Hailing from a legendary surf family that traces its roots to the early pioneers of the sport, Nathan Fletcher is one of the most respected and talented big-wave surfers in the world. But even the best big-wave riders have wipeouts that make them question themselves and how their actions could affect family and friends. The account below was related to me by Nathan after I asked him about a golf-ball-sized lump on his head I had seen in some photos (which you can view in the gallery above) from his trip to Chile for Vans. When I initially sat down to speak with him, I meant to cover all the bases of the trip to Chile, which he was on for the filming of Vans’ “Get-N Classic Vol. 3.” However, when interviewing a guy like Nathan Fletcher—one of surfing’s most enigmatic figures—you just push record and hang on for the ride …
What happened to your head?
Oh man. I went through the rocks full-blast and head first. We never looked at the wave from the beach; we just looked at it from a panga from the outside so we didn’t know what it was doing on the inside. So from the back, it looked great. But after a bad wipeout, I pulled my vest [an inflatable safety vest] and got dragged like 50 yards in and toward the boulders that line the beach. When I finally came up, my board and I were like 15 feet from the rocks that stick up and out of the water like 20 feet—just huge boulders of all shapes and sizes. As I was trying to grab my board I turned around and saw a whitewash the size of a telephone pole. It was the worst-case scenario. I took my leash off just before the wave hit me and got pushed through the rocks—boom, boom, boom. I was getting smashed around in the rocks and the water would suck back. I’d get stuck in this eddy and couldn’t get my head up and out of the water. So for three waves, I was stuck in the rocks with my head underwater and just getting smashed.

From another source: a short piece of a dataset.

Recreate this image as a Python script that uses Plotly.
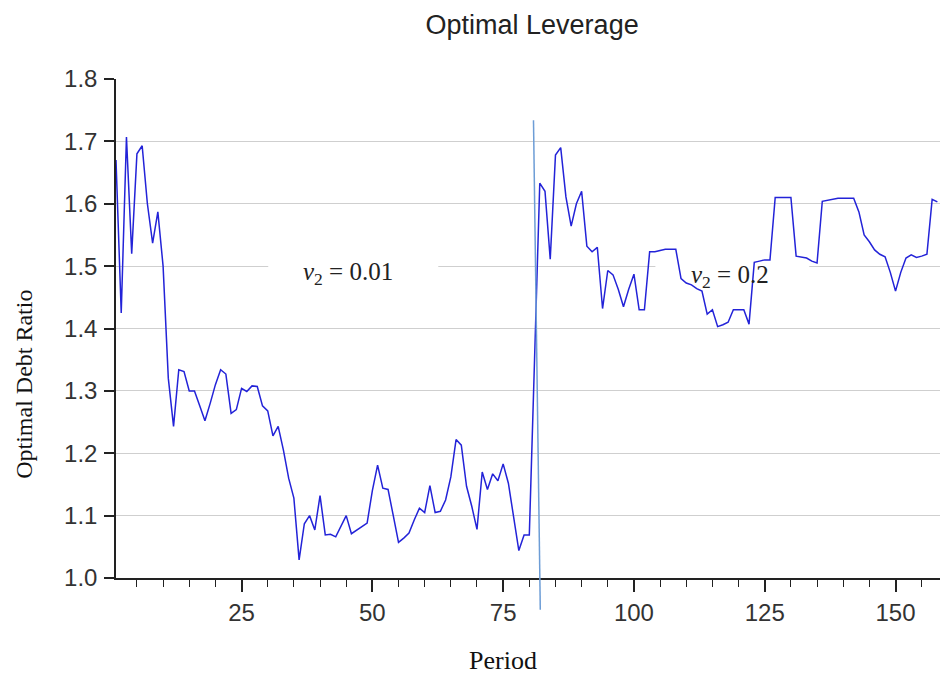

At that point I was almost unconscious, blacking out, seeing the light, and all that sh*t. I was thinking about Sion [famous big-wave surfer who passed away while surfing Mavericks and whose body was found by Nathan], my chick being pregnant, and about Kohl and Russo on the boat and how traumatic and traumatizing it was for me to find Sion’s body. There was no way I could put those guys through something like that, and I was thinking, “I’m stronger than this. I just need to relax and surrender. Whatever happens, happens.” Then I just found myself on this rock that was sticking out of the water higher than the others, and I was alive. I had to lay there for 10 minutes and just regroup. By that time the other guys had paddled back to the boat and nobody knew where I was and thought I may have drowned. I finally stood up and waved to the other guys, but I couldn’t get out to them because I was too worked. They had to motor like two miles to the other side of the bay, and I had to walk to where they could come get me in the little panga. In the end I’d broken a few ribs, had that scratch on my forehead, and a scrape on my butt. When I was standing on the beach watching the waves slam into the rocks, I couldn’t believe what we had done. If we would have looked at the waves and the spot from that angle, we would have never surfed there.
Now that you’re a father, has that changed your approach to surfing big waves?
Yeah f—ckin’ hell it has. I didn’t surf for two months after the wipeout because my ribs were broken, Maya Gabeira almost passed away at Nazare, and when I did surf big waves again, Kirk Passmore died during that session. That same night Kirk passed away, my chick’s water broke and we had our baby. So am I more calculated? Obviously. I won’t be living any differently, but maybe following my heart and not the ego. When your heart and ego argue—that’s the battle, right? They don’t fit in the same room and are both stubborn f—kers.